MH17 passengers victims of a preventable war
I’ve just returned from two weeks in Cuba - not the
easiest place from which to follow world news.
The internet is restricted and slow, wifi scarcely exists and the
English language edition of the island’s only daily newspaper, Granma, publishes
mainly stagnant propaganda on behalf of the Castro brothers.
As a result, I’ve had to catch up with the tragic story of Malaysia Airlines flight MH17, which crashed in eastern Ukraine on its scheduled route between Amsterdam
and Kuala Lumpur, resulting in almost 300 deaths. Western countries and the current authorities in Kiev claim that the passenger plane was struck by a missile fired by ‘pro-Russian’

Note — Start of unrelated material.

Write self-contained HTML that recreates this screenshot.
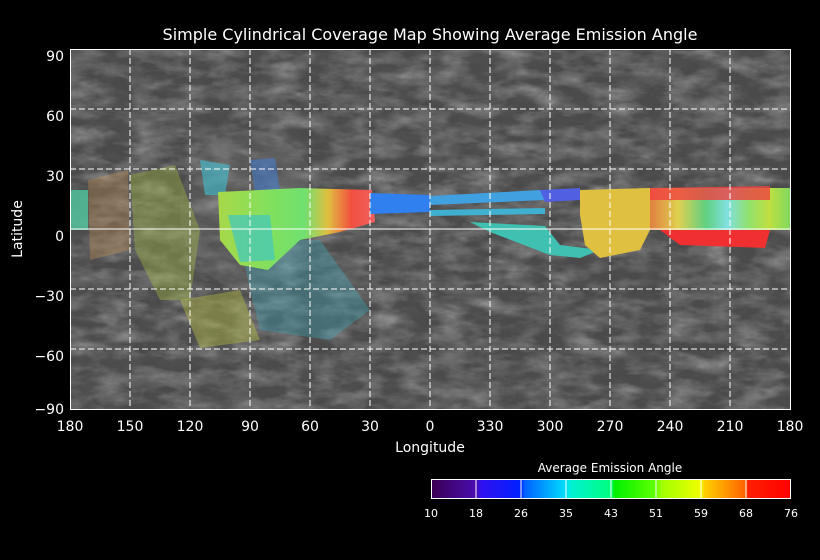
<!DOCTYPE html>
<html><head><style>
html,body{margin:0;background:#000;overflow:hidden;width:820px;height:560px;}
svg{display:block;}
svg text{font-family:"DejaVu Sans","Liberation Sans",sans-serif;fill:#fff;}
</style></head><body>
<svg width="820" height="560" viewBox="0 0 820 560" xmlns="http://www.w3.org/2000/svg">
<defs>
<filter id="tex" x="0" y="0" width="100%" height="100%">
<feTurbulence type="fractalNoise" baseFrequency="0.03 0.07" numOctaves="4" seed="3"/>
<feColorMatrix type="matrix" values="0 0 0 0 0.5  0 0 0 0 0.5  0 0 0 0 0.5  0.6 0.6 0.6 0 -0.75"/>
</filter>
<filter id="tex2" x="0" y="0" width="100%" height="100%">
<feTurbulence type="fractalNoise" baseFrequency="0.05 0.09" numOctaves="3" seed="8"/>
<feColorMatrix type="matrix" values="0 0 0 0 0.1  0 0 0 0 0.1  0 0 0 0 0.1  0.6 0.6 0.6 0 -0.8"/>
</filter>
<linearGradient id="cb" x1="0" x2="1">
<stop offset="0" stop-color="#3a0050"/><stop offset="0.125" stop-color="#4a0cb0"/>
<stop offset="0.14" stop-color="#3010f0"/><stop offset="0.25" stop-color="#0020ff"/>
<stop offset="0.26" stop-color="#0060ff"/><stop offset="0.375" stop-color="#00e0ff"/>
<stop offset="0.39" stop-color="#00f0d0"/><stop offset="0.5" stop-color="#00ff80"/>
<stop offset="0.51" stop-color="#00f000"/><stop offset="0.625" stop-color="#60ff00"/>
<stop offset="0.64" stop-color="#a0ff00"/><stop offset="0.75" stop-color="#f0ff00"/>
<stop offset="0.76" stop-color="#ffd000"/><stop offset="0.875" stop-color="#ff6000"/>
<stop offset="0.88" stop-color="#ff2000"/><stop offset="1" stop-color="#ff0000"/>
</linearGradient>
<linearGradient id="blob" x1="0" x2="1">
<stop offset="0" stop-color="#a8d84a"/><stop offset="0.35" stop-color="#80e060"/>
<stop offset="0.55" stop-color="#70e070"/><stop offset="0.7" stop-color="#e0c040"/>
<stop offset="0.85" stop-color="#f05040"/><stop offset="1" stop-color="#f06060"/>
</linearGradient>
<linearGradient id="band" x1="0" x2="1">
<stop offset="0" stop-color="#e08040"/><stop offset="0.2" stop-color="#e0d050"/>
<stop offset="0.4" stop-color="#60d080"/><stop offset="0.55" stop-color="#80e0e0"/>
<stop offset="0.7" stop-color="#90e070"/><stop offset="0.85" stop-color="#c0e040"/>
<stop offset="1" stop-color="#80d860"/>
</linearGradient>
</defs>
<rect x="70" y="49" width="720" height="360" fill="#4a4a4a"/>
<rect x="70" y="49" width="720" height="360" filter="url(#tex)"/>
<rect x="70" y="49" width="720" height="360" filter="url(#tex2)"/>
<ellipse cx="250" cy="210" rx="70" ry="80" fill="#777" opacity="0.25"/>
<!-- left scattered -->
<g>
<rect x="70" y="190" width="18" height="40" fill="#50c8a0" opacity="0.8"/>
<polygon points="88,180 128,170 130,250 90,260" fill="#d89850" opacity="0.3"/>
<polygon points="130,175 175,165 200,230 190,300 160,300 135,250" fill="#b0c840" opacity="0.35"/>
<polygon points="180,300 240,290 260,340 200,348" fill="#c0c840" opacity="0.4"/>
<polygon points="240,240 320,240 370,310 330,340 260,330 250,290" fill="#40b0c0" opacity="0.35"/>
<polygon points="200,160 230,165 225,195 205,195" fill="#40c0d0" opacity="0.6"/>
<polygon points="250,160 275,158 280,190 255,192" fill="#4080e0" opacity="0.5"/>
</g>
<!-- main blob -->
<polygon points="218,192 300,188 372,190 375,222 340,232 300,240 268,270 240,265 220,240" fill="url(#blob)"/>
<polygon points="228,215 270,215 275,260 240,262" fill="#40c8c0" opacity="0.7"/>
<!-- band -->
<polygon points="370,193 430,195 430,212 370,214" fill="#3080f0"/>
<polygon points="430,196 540,190 545,200 430,205" fill="#40a0e0"/>
<polygon points="430,210 545,208 545,214 430,216" fill="#40b0d0"/>
<polygon points="470,222 545,226 560,245 600,250 580,258 550,255 490,232" fill="#40c0b0"/>
<polygon points="540,190 580,188 580,200 545,202" fill="#5060e0"/>
<polygon points="580,190 650,188 650,230 640,250 600,258 585,245 580,215" fill="#e0c040"/>
<polygon points="650,188 790,188 790,230 650,230" fill="url(#band)"/>
<polygon points="650,188 770,186 770,200 650,200" fill="#f04040" opacity="0.8"/>
<polygon points="660,230 770,230 765,248 680,245" fill="#f03030"/>
<!-- grid -->
<g stroke="#fff" stroke-width="1" stroke-dasharray="6,3">
<line x1="130" y1="49" x2="130" y2="409"/><line x1="190" y1="49" x2="190" y2="409"/>
<line x1="250" y1="49" x2="250" y2="409"/><line x1="310" y1="49" x2="310" y2="409"/>
<line x1="370" y1="49" x2="370" y2="409"/><line x1="430" y1="49" x2="430" y2="409"/>
<line x1="490" y1="49" x2="490" y2="409"/><line x1="550" y1="49" x2="550" y2="409"/>
<line x1="610" y1="49" x2="610" y2="409"/><line x1="670" y1="49" x2="670" y2="409"/>
<line x1="730" y1="49" x2="730" y2="409"/>
<line x1="70" y1="109" x2="790" y2="109"/><line x1="70" y1="169" x2="790" y2="169"/>
<line x1="70" y1="289" x2="790" y2="289"/><line x1="70" y1="349" x2="790" y2="349"/>
</g>
<line x1="70" y1="229" x2="790" y2="229" stroke="#fff"/>
<rect x="70.5" y="49.5" width="720" height="360" fill="none" stroke="#fff"/>
<text x="430" y="40" font-size="16" text-anchor="middle">Simple Cylindrical Coverage Map Showing Average Emission Angle</text>
<g font-size="14" text-anchor="end">
<text x="64" y="61">90</text><text x="64" y="121">60</text><text x="64" y="181">30</text>
<text x="64" y="241">0</text><text x="64" y="301">−30</text><text x="64" y="361">−60</text><text x="64" y="414">−90</text>
</g>
<g font-size="14" text-anchor="middle">
<text x="70" y="431">180</text><text x="130" y="431">150</text><text x="190" y="431">120</text>
<text x="250" y="431">90</text><text x="310" y="431">60</text><text x="370" y="431">30</text>
<text x="430" y="431">0</text><text x="490" y="431">330</text><text x="550" y="431">300</text>
<text x="610" y="431">270</text><text x="670" y="431">240</text><text x="730" y="431">210</text>
<text x="790" y="431">180</text>
</g>
<text x="430" y="452" font-size="14" text-anchor="middle">Longitude</text>
<text transform="translate(22,229) rotate(-90)" font-size="14" text-anchor="middle">Latitude</text>
<text x="610" y="472" font-size="12" text-anchor="middle">Average Emission Angle</text>
<rect x="431" y="479" width="360" height="20" fill="url(#cb)"/>
<g stroke="#fff">
<line x1="476" y1="479" x2="476" y2="499"/><line x1="521" y1="479" x2="521" y2="499"/>
<line x1="566" y1="479" x2="566" y2="499"/><line x1="611" y1="479" x2="611" y2="499"/>
<line x1="656" y1="479" x2="656" y2="499"/><line x1="701" y1="479" x2="701" y2="499"/>
<line x1="746" y1="479" x2="746" y2="499"/>
<rect x="431.5" y="479.5" width="359" height="19" fill="none"/>
</g>
<g font-size="11" text-anchor="middle">
<text x="431" y="517">10</text><text x="476" y="517">18</text><text x="521" y="517">26</text>
<text x="566" y="517">35</text><text x="611" y="517">43</text><text x="656" y="517">51</text>
<text x="701" y="517">59</text><text x="746" y="517">68</text><text x="791" y="517">76</text>
</g>
</svg>
</body></html>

forces and supplied by Russia. These
allegations are refuted by the separatists and have drawn a flat denial from
the government in Moscow.
For the time being, it is difficult to determine the exact
truth. Investigators from the
Netherlands are struggling to access the crash site, which lies in territory fiercely
contested by both sides in Ukraine’s civil war.
It is certainly likely enough that the plane was mistaken for a Ukrainian
military aircraft and shot down. It is
also possible that the US government is manipulating intelligence information,
to distort aspects of the incident deliberately, for propaganda purposes.
Whatever the precise details, this loss of life is another
tragic result of war. The eastern part
of Ukraine has become an out and out warzone within Europe, with all the
dreadful consequences which that entails.
There are dangers now in the air above the contested region, as well as
on the ground. Human Rights Watch says
that forces loyal to the facto government in Kiev have been launching unguided
Grad missiles aimed at suburbs around Donetsk and at the weekend there were
reports of more civilian casualties.
War causes chaos, misery and death, often indiscriminately and
almost always impacting civilians directly.
Its effects can easily spill out beyond the confines of the warzone.
It is easy to cast Vladimir Putin as the villain whose
nationalist ambitions have plunged Ukraine into anarchy and Russia’s opportunism
when it annexed Crimea was one of the defining moments of the crisis. However, it was not Putin's government that sponsored ‘regime change’ on the streets of Kiev, targeting a President who was,
for all his faults, elected democratically.
Ukrainians, whether they look to Washington or Moscow, are victims of governments which have used them as the rope in a political ‘tug
of war’, resulting in a vicious civil conflict. They have been joined now in their
victimhood by the passengers of flight MH17.